A la masa sin líder se le llama “movimiento social”. Es un fenómeno que trasciende fronteras. Su razón de ser habría que buscarla en el enorme cambio tecnológico que ha experimentado la humanidad en el último tiempo. Los cambios tecnológicos, es cosa sabida, transforman hondamente la cultura. Apenas ayer nació la internet, las redes sociales y, y recién comenzamos a navegar los cursos profundos de la historia a que todas esas cosas darán lugar. No solo en Chile, la palabra que vuelve a escucharse es “Igualdad”.

El país termina este 2014 con una discusión muy distinta a la que acontecía cuando comenzó. Toda América Latina ha sufrido un proceso de desaceleración económica importante. Es tema recurrente en los foros continentales. En Chile, se le ha sumado la inquietud que producen los cambios estructurales. No estamos en crisis, pero cunde la preocupación. Algunos la gritan, mientras en la calle todavía cuesta verla. Ha bajado la inversión y aumentado la inflación. La vida está carísima.

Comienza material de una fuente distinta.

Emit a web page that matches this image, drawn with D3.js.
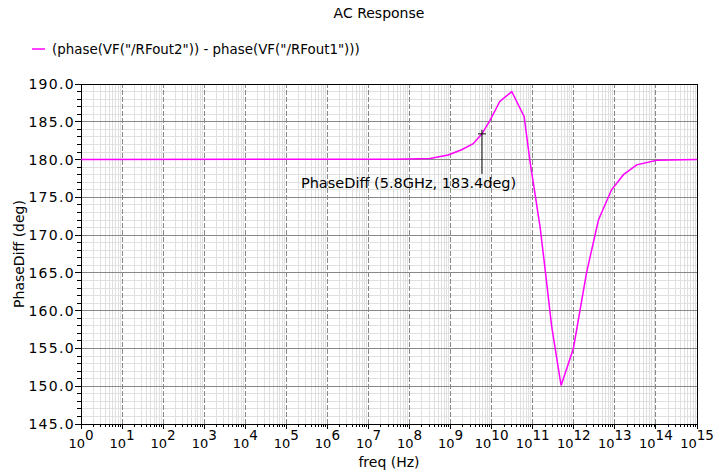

Por motivos que se me escapan, el empleo ha caído menos de lo esperado. Dicen que la explicación hay que buscarla en los trabajos informales. El gobierno, sin lugar a dudas, requiere un acomodo. Al final de todo primer año de gobierno se puede decir lo mismo: las ilusiones que siembra una campaña se estrellan con la realidad. Y la realidad es el reino de la política. “Querer” no es “poder”, como piensan los ingenuos. Aquí los deseos siguen en pie, pero el poder está débil. Ese requiere un ajuste, un plan, una estrategia eficaz. Una dirección que calme a los que temen, y que, sin sacrificar el rumbo, dé garantías de estabilidad. Será el reto para el año 2015, si no queremos adentrarnos en una noche de desvelos.